Would it be possible to create a measurement rig that compares headphone output recorded to the original recording?
- Using those head shaped microphones, record in a studio and use that as reference A.
- Playback on headphones to the same microphone and record as reference B.
- Then tune headphones according to the differences between B and A until they match.
I'm not understanding the purpose here. Are you talking about compensating the FR, or are you looking to have the headphones sound like people or speakers in the room?
For FR it's easy but really meaningless as all you're tuning is for the dummy head and not for any given listener. Also the frequency response when measuring sound sources in a room is dependent of direction. So you'd have to settle for something that won't be right for instruments or speakers in other places.
There exist target responses called free field and diffuse field with the 2 most extreme condition for reverberation(one with no reverb at all, one with a huge amount making it almost as if sound was coming from all directions). Those are well known and did come from work like what you're discussing. IMO free field sounds like crap, and diffuse field sound too bright but is relatively close(while still audibly failing) to some approximate impression of flat.

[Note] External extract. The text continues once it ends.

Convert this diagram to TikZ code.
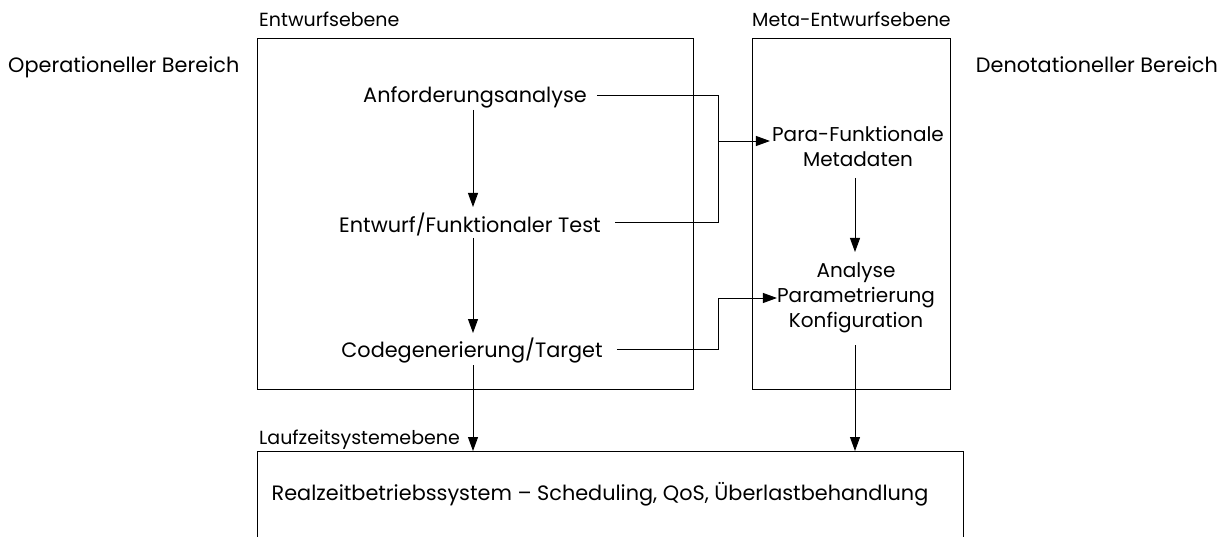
\documentclass[tikz,border=0pt]{standalone}
\usepackage{fontspec}
\setmainfont{Poppins}
\usetikzlibrary{arrows.meta}
\begin{document}
\begin{tikzpicture}[x=1pt,y=-1pt,
  font=\fontsize{20.8}{24}\selectfont,
  every node/.style={inner sep=0pt, text=black},
  line/.style={draw=black, line width=0.9pt},
  arr/.style={line, -{Triangle[length=14pt,width=10pt]}},
  lbl/.style={anchor=base west, font=\fontsize{19}{22}\selectfont},
  txt/.style={align=center}]
\useasboundingbox (0,0) rectangle (1228,537);

% frames
\draw[line] (257,38) rectangle (693,389);
\draw[line] (752,38) rectangle (950,389);
\draw[line] (257,537) -- (257,451) -- (963,451) -- (963,537);

% level titles
\node[lbl] (te) at (259,27) {Entwurfsebene};
\node[lbl] (tm) at (752,27) {Meta-Entwurfsebene};
\node[lbl] (tl) at (259,444) {Laufzeitsystemebene};
\node[anchor=base west] (op) at (8,73) {Operationeller Bereich};
\node[anchor=base east] (dn) at (1218,73) {Denotationeller Bereich};

% design steps
\node[txt] (req) at (475,97) {Anforderungsanalyse};
\node[txt] (des) at (470,224) {Entwurf/Funktionaler Test};
\node[txt] (gen) at (472,351) {Codegenerierung/Target};

% meta steps
\node[txt, font=\fontsize{20}{24}\selectfont] (meta) at (858,146) {Para-Funktionale\\[1pt]Metadaten};
\node[txt, font=\fontsize{20}{24}\selectfont] (ana) at (856,298) {Analyse\\[1pt]Parametrierung\\[1pt]Konfiguration};

% runtime
\node (rts) at (600,494) {Realzeitbetriebssystem -- Scheduling, QoS, Überlastbehandlung};

% junctions
\coordinate (j1) at (718,141);
\coordinate (j2) at (718,298);
\coordinate (b1) at (473,451);
\coordinate (b2) at (855,451);

% design flow
\draw[arr] (473,110) -- (473,207);
\draw[arr] (473,238) -- (473,333);
\draw[arr] (473,365) -- (b1);

% to meta level
\draw[line] ([xshift=10pt]req.east |- 0,95) -- (718,95) -- (718,222) -- ([xshift=14pt]des.east |- 0,222);
\draw[arr] (j1) -- ([xshift=-2pt]meta.west |- j1);
\draw[line] ([xshift=14pt]gen.east |- 0,349) -- (718,349) -- (j2);
\draw[arr] (j2) -- (ana.west |- j2);

% meta flow
\draw[arr] (855,178) -- (855,252);
\draw[arr] (855,345) -- (b2);
\end{tikzpicture}
\end{document}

If you're looking for restitution of room sound in headphones, then you need a all lot of measurements. The full thing would require crazy processing, measurements at various levels for each independent sound source(and multiply all that by X look angles if you plan to have head tracking on the headphone). Even then you'd obviously have something a little different as you probably couldn't fully compensate the distortions of the headphone. And of course if you plan for something a listener can use, then it would all need to be recorded at his ears(would also require some extra EQ to deal with the ear canal).
A simplified version involves convolution. It exists, I'm using it right now on my Realiser A16, and there is a free software(Impulcifier)

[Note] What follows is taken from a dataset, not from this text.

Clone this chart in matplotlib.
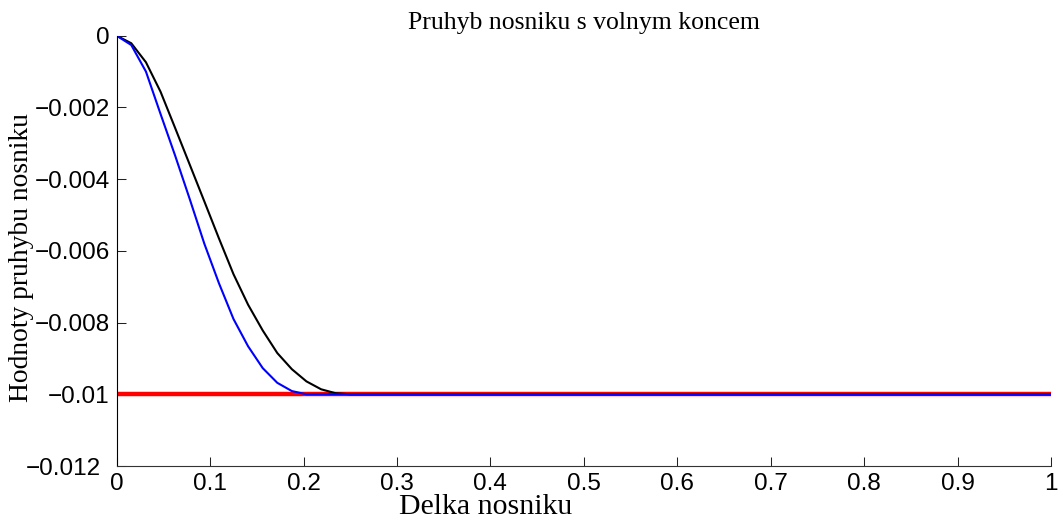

https://www.head-fi.org/threads/recording-impulse-responses-for-speaker-virtualization.890719/ with convolution you capture an impulse response so you only have linear information about sound. Non linear distortions are out. But it's already very convincing IMO. The process is as you wrote(plus extra takes if we use head tracking). Obviously your headphone still has to be fairly flat and extended in frequency, it's also going to be better if it has fairly low distortions. Otherwise you might end up with a signal that the headphone simply can't reproduce.

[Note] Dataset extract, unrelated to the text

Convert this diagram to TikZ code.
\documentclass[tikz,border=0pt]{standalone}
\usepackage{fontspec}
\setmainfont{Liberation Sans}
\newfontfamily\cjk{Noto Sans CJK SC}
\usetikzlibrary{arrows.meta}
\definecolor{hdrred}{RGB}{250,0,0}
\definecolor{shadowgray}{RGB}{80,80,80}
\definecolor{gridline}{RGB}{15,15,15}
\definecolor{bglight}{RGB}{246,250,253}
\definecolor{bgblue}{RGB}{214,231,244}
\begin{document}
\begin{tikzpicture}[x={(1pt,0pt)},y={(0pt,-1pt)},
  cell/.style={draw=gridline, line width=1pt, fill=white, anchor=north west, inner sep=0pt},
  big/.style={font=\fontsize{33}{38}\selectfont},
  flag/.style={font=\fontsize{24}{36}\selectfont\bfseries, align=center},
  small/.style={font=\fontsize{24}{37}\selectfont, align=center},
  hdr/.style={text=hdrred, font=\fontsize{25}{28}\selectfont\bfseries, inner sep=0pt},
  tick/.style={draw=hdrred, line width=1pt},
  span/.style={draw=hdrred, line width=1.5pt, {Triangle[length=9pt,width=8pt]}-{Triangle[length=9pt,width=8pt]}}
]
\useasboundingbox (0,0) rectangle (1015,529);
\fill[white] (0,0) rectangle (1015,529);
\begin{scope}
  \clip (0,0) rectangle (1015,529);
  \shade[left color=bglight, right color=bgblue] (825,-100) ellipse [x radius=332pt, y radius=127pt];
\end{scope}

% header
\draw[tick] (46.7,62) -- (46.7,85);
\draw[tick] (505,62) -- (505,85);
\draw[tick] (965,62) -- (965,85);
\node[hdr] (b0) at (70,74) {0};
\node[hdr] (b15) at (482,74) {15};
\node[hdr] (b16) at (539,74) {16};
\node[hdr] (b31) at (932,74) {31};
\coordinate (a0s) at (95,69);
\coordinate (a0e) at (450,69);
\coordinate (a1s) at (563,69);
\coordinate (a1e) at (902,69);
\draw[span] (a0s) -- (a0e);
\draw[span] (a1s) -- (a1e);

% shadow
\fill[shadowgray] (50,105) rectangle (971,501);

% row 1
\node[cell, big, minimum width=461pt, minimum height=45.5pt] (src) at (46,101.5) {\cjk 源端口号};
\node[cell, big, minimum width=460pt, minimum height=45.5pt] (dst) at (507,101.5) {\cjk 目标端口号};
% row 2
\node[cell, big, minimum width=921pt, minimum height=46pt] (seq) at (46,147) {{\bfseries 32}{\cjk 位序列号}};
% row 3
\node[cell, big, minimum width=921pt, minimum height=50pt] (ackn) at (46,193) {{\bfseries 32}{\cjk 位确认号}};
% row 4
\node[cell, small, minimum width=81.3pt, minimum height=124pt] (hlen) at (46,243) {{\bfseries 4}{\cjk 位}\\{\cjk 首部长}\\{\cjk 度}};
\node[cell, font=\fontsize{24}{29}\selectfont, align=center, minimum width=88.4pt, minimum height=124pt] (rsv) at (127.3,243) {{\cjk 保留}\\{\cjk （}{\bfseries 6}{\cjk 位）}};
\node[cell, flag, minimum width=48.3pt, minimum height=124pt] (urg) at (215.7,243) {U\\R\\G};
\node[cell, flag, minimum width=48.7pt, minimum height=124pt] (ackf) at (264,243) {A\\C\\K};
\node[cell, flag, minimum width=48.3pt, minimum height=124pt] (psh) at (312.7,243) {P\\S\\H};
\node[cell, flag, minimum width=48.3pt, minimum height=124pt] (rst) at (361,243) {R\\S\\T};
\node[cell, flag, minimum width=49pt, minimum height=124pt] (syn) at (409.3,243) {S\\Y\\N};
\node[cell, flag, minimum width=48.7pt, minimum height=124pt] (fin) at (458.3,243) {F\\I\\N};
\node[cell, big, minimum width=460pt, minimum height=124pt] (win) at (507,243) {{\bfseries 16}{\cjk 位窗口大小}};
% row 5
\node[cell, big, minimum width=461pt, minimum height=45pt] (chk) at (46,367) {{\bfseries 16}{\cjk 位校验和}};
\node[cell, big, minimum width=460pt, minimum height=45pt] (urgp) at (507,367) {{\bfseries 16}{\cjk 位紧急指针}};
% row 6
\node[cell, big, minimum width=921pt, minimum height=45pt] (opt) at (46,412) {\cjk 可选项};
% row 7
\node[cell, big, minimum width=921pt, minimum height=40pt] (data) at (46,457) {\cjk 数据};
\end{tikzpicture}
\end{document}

Same as before, if you do it with a dummy head, it will work for that dummy head, not for you or me.
Another key aspect here is how you record for a given sound source at some distance from you, and if you're planning to have another sound source later on, the previous measurements will not help you. If you record for 5 sound sources in the room, that's what you get, those 5 positions in the room. For more, you have to consider a 3D sound capture(some might call that a sound field) with special mics at particular positions and then some fancy processing. Atmos the Dolby tech uses that but it's a tech that's a few decades old and well documented. At some point depending on what you have measured, you can even use some software to move the captured sound source anywhere you want in the virtual room.
Or was your question strictly about headphones and what happened to them in term of distortions? I don't know if I went way too far or if I only scratched the surface of your question, so I'll stop here for now.